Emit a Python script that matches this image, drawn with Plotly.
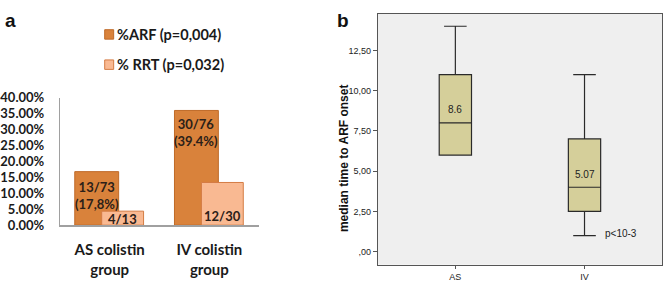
import plotly.graph_objects as go

# ---- Panel a data ----
groups = ["AS colistin<br>group", "IV colistin<br>group"]
arf_pct = [16.8, 36.0]
rrt_pct = [4.4, 13.4]
arf_labels = ["13/73<br>(17,8%)", "30/76<br>(39.4%)"]
rrt_labels = ["4/13", "12/30"]
arf_name = "%ARF (p=0,004)"
rrt_name = "% RRT (p=0,032)"
a_ticks = [0, 5, 10, 15, 20, 25, 30, 35, 40]
a_ticklabels = ["0.00%", "5.00%", "10.00%", "15.00%", "20.00%", "25.00%", "30.00%", "35.00%", "40.00%"]

# ---- Panel b data ----
routes = ["AS", "IV"]
b_q1 = [6.0, 2.5]
b_median = [8.0, 4.0]
b_q3 = [11.0, 7.0]
b_low = [6.0, 1.0]
b_high = [14.0, 11.0]
b_mean_labels = ["8.6", "5.07"]
b_mean_pos = [8.8, 4.8]
b_ticks = [0, 2.5, 5, 7.5, 10, 12.5]
b_ticklabels = [",00", "2,50", "5,00", "7,50", "10,00", "12,50"]

W, H = 664, 287
fig = go.Figure()

# Panel a bars
fig.add_trace(go.Bar(x=groups, y=arf_pct, name=arf_name, xaxis="x", yaxis="y",
                     marker=dict(color="#D9823B", line=dict(color="#BF6A28", width=1)),
                     offset=-0.35, width=0.44, showlegend=False))
fig.add_trace(go.Bar(x=groups, y=rrt_pct, name=rrt_name, xaxis="x", yaxis="y",
                     marker=dict(color="#F9B992", line=dict(color="#D47C44", width=1)),
                     offset=-0.08, width=0.42, showlegend=False))

lab_font = dict(family="Lato, Open Sans, sans-serif", size=13, color="#2b2018")
arf_label_y = [9.3, 29.0]
for g, t, yy in zip(groups, arf_labels, arf_label_y):
    fig.add_annotation(x=g, y=yy, xref="x", yref="y", text="<b>%s</b>" % t, showarrow=False,
                       xshift=-13, font=lab_font, align="center")
rrt_label_y = [1.8, 3.0]
for g, t, yy in zip(groups, rrt_labels, rrt_label_y):
    fig.add_annotation(x=g, y=yy, xref="x", yref="y", text="<b>%s</b>" % t, showarrow=False,
                       xshift=13, font=lab_font, align="center")

# Panel b boxes
fig.add_trace(go.Box(x=routes, q1=b_q1, median=b_median, q3=b_q3,
                     lowerfence=b_low, upperfence=b_high, xaxis="x2", yaxis="y2",
                     fillcolor="#D5CF9A", line=dict(color="#2a2a2a", width=1.2),
                     width=0.25, whiskerwidth=0.7, boxpoints=False, showlegend=False,
                     hoverinfo="skip"))
for r, t, yy in zip(routes, b_mean_labels, b_mean_pos):
    fig.add_annotation(x=r, y=yy, xref="x2", yref="y2", text=t, showarrow=False,
                       font=dict(family="Arial", size=10, color="#222"))
fig.add_annotation(x=routes[1], y=1.1, xref="x2", yref="y2", text="p<10-3", showarrow=False,
                   xshift=36, font=dict(family="Arial", size=10, color="#222"))

# Legend (manual)
for i, (nm, col, lc) in enumerate([(arf_name, "#D9823B", "#BF6A28"), (rrt_name, "#F9B992", "#D47C44")]):
    yc = 1 - (28 + 32 * i) / H
    fig.add_shape(type="rect", xref="paper", yref="paper",
                  x0=103 / W, x1=112 / W, y0=yc - 5 / H, y1=yc + 5 / H,
                  fillcolor=col, line=dict(color=lc, width=1))
    fig.add_annotation(x=113 / W, y=yc, xref="paper", yref="paper", text="<b>%s</b>" % nm,
                       showarrow=False, xanchor="left", yanchor="middle",
                       font=dict(family="Lato, Open Sans, sans-serif", size=14.5, color="#1a1a1a"))

# panel letters
fig.add_annotation(x=1 / W, y=1 - 13 / H, xref="paper", yref="paper", text="<b>a</b>", showarrow=False,
                   xanchor="left", yanchor="middle", font=dict(family="Arial", size=19, color="#111"))
fig.add_annotation(x=334 / W, y=1 - 13 / H, xref="paper", yref="paper", text="<b>b</b>", showarrow=False,
                   xanchor="left", yanchor="middle", font=dict(family="Arial", size=19, color="#111"))

# y title for panel b
fig.add_annotation(x=343 / W, y=1 - 159 / H, xref="paper", yref="paper",
                   text="<b>median time to ARF onset</b>", showarrow=False, textangle=-90,
                   font=dict(family="Arial", size=12, color="#111"))

fig.update_layout(
    width=W, height=H, margin=dict(l=0, r=0, t=0, b=0),
    paper_bgcolor="white", plot_bgcolor="white", barmode="overlay",
    xaxis=dict(domain=[58 / W, 258 / W], range=[-0.5, 1.5], anchor="y",
               showline=True, linecolor="#a0a0a0", linewidth=2, ticks="",
               ticklabelstandoff=10,
               tickvals=groups, ticktext=["<b>%s</b>" % g for g in groups],
               tickfont=dict(family="Lato, Open Sans, sans-serif", size=15, color="#1a1a1a")),
    yaxis=dict(domain=[(H - 230) / H, (H - 95) / H], range=[0, 40], anchor="x",
               tickvals=a_ticks, ticktext=["<b>%s</b>" % t for t in a_ticklabels],
               showgrid=False, zeroline=False, showline=True, linecolor="#a0a0a0", linewidth=1,
               ticks="", ticklabelstandoff=12,
               tickfont=dict(family="Lato, Open Sans, sans-serif", size=13, color="#1a1a1a")),
    xaxis2=dict(domain=[377 / W, 662 / W], range=[-0.6, 1.6], anchor="y2",
                showline=True, mirror=True, linecolor="#555", linewidth=1,
                ticks="outside", ticklen=3, tickcolor="#555",
                tickfont=dict(family="Arial", size=9, color="#222")),
    yaxis2=dict(domain=[(H - 272) / H, (H - 6) / H], range=[-0.82, 14.78], anchor="x2",
                tickvals=b_ticks, ticktext=b_ticklabels, showgrid=False, zeroline=False,
                showline=True, mirror=True, linecolor="#555", linewidth=1,
                ticks="outside", ticklen=4, tickcolor="#555",
                tickfont=dict(family="Arial", size=9, color="#222")),
)
fig.update_layout(shapes=list(fig.layout.shapes) + [
    dict(type="rect", xref="x2 domain", yref="y2 domain", x0=0, x1=1, y0=0, y1=1,
         fillcolor="#EFEFEF", line=dict(width=0), layer="below")])

fig.write_html("out.html", config={"displayModeBar": False},
               post_script="document.body.style.margin='0';document.body.style.overflow='hidden';")
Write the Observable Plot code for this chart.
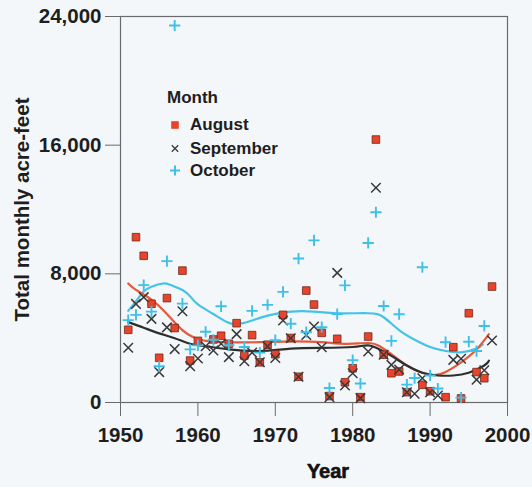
<!DOCTYPE html>
<html>
<head>
<meta charset="utf-8">
<script src="https://cdn.jsdelivr.net/npm/d3@7"></script>
<script src="https://cdn.jsdelivr.net/npm/@observablehq/plot@0.6"></script>
<style>
  html, body { margin: 0; padding: 0; background: #f4f7fa; }
  #chart { position: relative; width: 532px; height: 487px; }
  #chart svg { display: block; }
  #legend { position: absolute; left: 0; top: 0; pointer-events: none; }
</style>
</head>
<body>
<div id="chart"></div>
<script>
// Total monthly runoff, acre-feet, by year
const months = ["August", "September", "October"];
const xTicks = [1950, 1960, 1970, 1980, 1990, 2000];
const yTicks = [0, 8000, 16000, 24000];

const august = [
  [1951, 4520], [1952, 10280], [1953, 9120], [1954, 6140], [1955, 2780], [1956, 6490],
  [1957, 4630], [1958, 8200], [1959, 2610], [1960, 3830], [1962, 3920], [1963, 4150],
  [1964, 3650], [1965, 4930], [1966, 2920], [1967, 4190], [1968, 2500], [1969, 3590],
  [1970, 3000], [1971, 5450], [1972, 4010], [1973, 1600], [1974, 6960], [1975, 6090],
  [1976, 4330], [1977, 400], [1978, 3960], [1979, 1260], [1980, 2130], [1981, 330],
  [1982, 4100], [1983, 16350], [1984, 2970], [1985, 1820], [1986, 1930], [1987, 640],
  [1989, 1100], [1990, 700], [1992, 330], [1993, 3440], [1994, 250], [1995, 5550],
  [1996, 1890], [1997, 1510], [1998, 7210]
];

const september = [
  [1951, 3400], [1952, 6130], [1953, 6550], [1954, 5200], [1955, 1890], [1956, 4670],
  [1957, 3320], [1958, 5670], [1959, 2260], [1960, 2740], [1961, 3500], [1962, 3230],
  [1963, 3650], [1964, 2820], [1965, 4250], [1966, 2560], [1967, 3100], [1968, 2500],
  [1969, 3500], [1970, 2770], [1971, 5100], [1972, 3990], [1973, 1600], [1974, 4200],
  [1975, 4730], [1976, 3440], [1977, 330], [1978, 8060], [1979, 1060], [1980, 1820],
  [1981, 270], [1982, 3170], [1983, 13350], [1984, 2970], [1985, 2340], [1986, 2050],
  [1987, 640], [1988, 540], [1989, 1510], [1990, 640], [1991, 435], [1993, 2650],
  [1994, 2720], [1996, 1420], [1997, 2000], [1998, 3860]
];

const october = [
  [1951, 5120], [1952, 5450], [1953, 7300], [1954, 5650], [1955, 2250], [1956, 8790],
  [1957, 23440], [1958, 6150], [1959, 3300], [1960, 3550], [1961, 4400], [1962, 3900],
  [1963, 5980], [1964, 3560], [1966, 3450], [1967, 5700], [1968, 3100], [1969, 6070],
  [1970, 3880], [1971, 6880], [1972, 4900], [1973, 8950], [1974, 4370], [1975, 10080],
  [1976, 4680], [1977, 900], [1978, 5500], [1979, 7280], [1980, 2630], [1981, 1180],
  [1982, 9920], [1983, 11830], [1984, 6000], [1985, 3830], [1986, 5490], [1987, 1110],
  [1988, 1520], [1989, 8410], [1990, 1680], [1991, 870], [1992, 3750], [1994, 300],
  [1995, 3780], [1996, 3200], [1997, 4760]
];

// Smoothed trend for each month
const augustTrend = [
  [1951, 7400], [1952, 7000], [1954, 6400], [1956, 5500], [1958, 4500], [1960, 3950],
  [1963, 3750], [1968, 3750], [1972, 3800], [1976, 3750], [1979, 3650], [1982, 3700],
  [1983.5, 3500], [1985, 3000], [1987, 2300], [1989, 1850], [1990.5, 1700], [1992, 1900],
  [1994, 2500], [1996, 3300], [1997.6, 4250]
];
const septemberTrend = [
  [1951, 5000], [1953, 4650], [1955, 4300], [1957, 4000], [1959, 3650], [1961, 3500],
  [1964, 3300], [1968, 3200], [1972, 3350], [1976, 3400], [1980, 3450], [1982, 3550],
  [1983.5, 3300], [1985, 2900], [1987, 2300], [1989, 1850], [1991, 1680], [1993, 1680],
  [1995, 1850], [1997, 2300], [1997.6, 2600]
];
const octoberTrend = [
  [1951, 5700], [1952, 6300], [1953, 6900], [1954, 7200], [1955.5, 7400], [1956.5, 7300],
  [1958, 7000], [1959, 6600], [1960, 6100], [1962, 5500], [1964, 4950], [1965.5, 4900],
  [1967, 5100], [1969, 5400], [1972, 5650], [1975, 5650], [1978, 5550], [1982, 5550],
  [1984, 5300], [1986, 4500], [1988, 3900], [1990, 3450], [1992, 3200], [1994, 3120],
  [1996, 3350], [1996.8, 3600]
];

const colors = { August: "#e8432b", September: "#3a3a3a", October: "#3fc0e6" };
const trendColors = { August: "#e55a3c", September: "#2e2e2e", October: "#45c3e6" };
const rows = (pairs) => pairs.map(([year, value]) => ({ year, value }));

const font = "'Liberation Sans', Arial, Helvetica, sans-serif";
const ink = "#1e1e1e";
const rule = "#6a6a6a";

const chart = Plot.plot({
  width: 532,
  height: 487,
  marginLeft: 120,
  marginRight: 25,
  marginTop: 16,
  marginBottom: 85,
  x: { domain: [1950, 2000], label: null },
  y: { domain: [0, 24000], label: null },
  style: {
    background: "transparent",
    fontFamily: font,
    fontSize: "20px",
    fontWeight: "bold",
    color: ink,
    overflow: "visible"
  },
  marks: [
    Plot.frame({ stroke: rule, strokeWidth: 1.2 }),
    Plot.axisY({ ticks: yTicks, tickSize: 15, tickPadding: 4, tickFormat: d3.format(","), stroke: rule, fill: ink, fontSize: 20.5, label: null }),
    Plot.axisX({ ticks: xTicks, tickSize: 14, tickPadding: 11, tickFormat: "d", stroke: rule, fill: ink, fontSize: 20.5, label: null }),
    Plot.line(rows(octoberTrend), { x: "year", y: "value", stroke: trendColors.October, strokeWidth: 2.2, curve: "natural" }),
    Plot.line(rows(augustTrend), { x: "year", y: "value", stroke: trendColors.August, strokeWidth: 2.2, curve: "natural" }),
    Plot.line(rows(septemberTrend), { x: "year", y: "value", stroke: trendColors.September, strokeWidth: 2.2, curve: "natural" }),
    Plot.dot(rows(august), { x: "year", y: "value", symbol: "square", r: 4.3, fill: colors.August, stroke: "#6e2a1c", strokeWidth: 0.8 }),
    Plot.dot(rows(september), { x: "year", y: "value", symbol: "times", r: 4.4, stroke: colors.September, strokeWidth: 1.5 }),
    Plot.dot(rows(october), { x: "year", y: "value", symbol: "plus", r: 3.7, stroke: colors.October, strokeWidth: 1.9 }),
    Plot.text(["Total monthly acre-feet"], { frameAnchor: "left", textAnchor: "middle", lineAnchor: "middle", rotate: -90, dx: -98, fontSize: 20.5, fill: ink }),
    Plot.text(["Year"], { frameAnchor: "bottom", textAnchor: "middle", lineAnchor: "top", dx: 14, dy: 61, fontSize: 20, fill: "#111", stroke: "#111", strokeWidth: 0.6 })
  ]
});

const root = document.getElementById("chart");
root.appendChild(chart);

// Legend box in the upper-left of the plot area
const legend = d3.create("svg")
  .attr("id", "legend")
  .attr("width", 532)
  .attr("height", 487)
  .style("font-family", font)
  .style("font-weight", "bold")
  .style("font-size", "17px")
  .style("fill", ink);

legend.append("text").attr("x", 167).attr("y", 102.5).text("Month");

const rowBase = [130, 153.5, 175.5];
months.forEach((m, i) => {
  const cy = rowBase[i] - 5;
  const g = legend.append("g").attr("transform", `translate(175,${cy})`);
  if (m === "August") {
    g.append("rect").attr("x", -3.8).attr("y", -3.8).attr("width", 7.6).attr("height", 7.6)
      .attr("fill", colors.August).attr("stroke", "none");
  } else if (m === "September") {
    g.append("path").attr("d", "M-3.2,-3.2L3.2,3.2M-3.2,3.2L3.2,-3.2")
      .attr("stroke", colors.September).attr("stroke-width", 1.3).attr("fill", "none");
  } else {
    g.append("path").attr("d", "M-5,0H5M0,-5V5")
      .attr("stroke", colors.October).attr("stroke-width", 2).attr("fill", "none");
  }
  legend.append("text").attr("x", 190).attr("y", rowBase[i]).text(m);
});

root.appendChild(legend.node());
</script>
</body>
</html>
• • • •
▶ Description of the task
Print the entries as they stand, first line through the line holding "fig = go.Figure()", with every picture removed.

▶ Result for this task
Emit a Python script that matches this image, drawn with Plotly.
import plotly.graph_objects as go

# ---- Panel a data ----
groups = ["AS colistin<br>group", "IV colistin<br>group"]
arf_pct = [16.8, 36.0]
rrt_pct = [4.4, 13.4]
arf_labels = ["13/73<br>(17,8%)", "30/76<br>(39.4%)"]
rrt_labels = ["4/13", "12/30"]
arf_name = "%ARF (p=0,004)"
rrt_name = "% RRT (p=0,032)"
a_ticks = [0, 5, 10, 15, 20, 25, 30, 35, 40]
a_ticklabels = ["0.00%", "5.00%", "10.00%", "15.00%", "20.00%", "25.00%", "30.00%", "35.00%", "40.00%"]

# ---- Panel b data ----
routes = ["AS", "IV"]
b_q1 = [6.0, 2.5]
b_median = [8.0, 4.0]
b_q3 = [11.0, 7.0]
b_low = [6.0, 1.0]
b_high = [14.0, 11.0]
b_mean_labels = ["8.6", "5.07"]
b_mean_pos = [8.8, 4.8]
b_ticks = [0, 2.5, 5, 7.5, 10, 12.5]
b_ticklabels = [",00", "2,50", "5,00", "7,50", "10,00", "12,50"]

W, H = 664, 287
fig = go.Figure()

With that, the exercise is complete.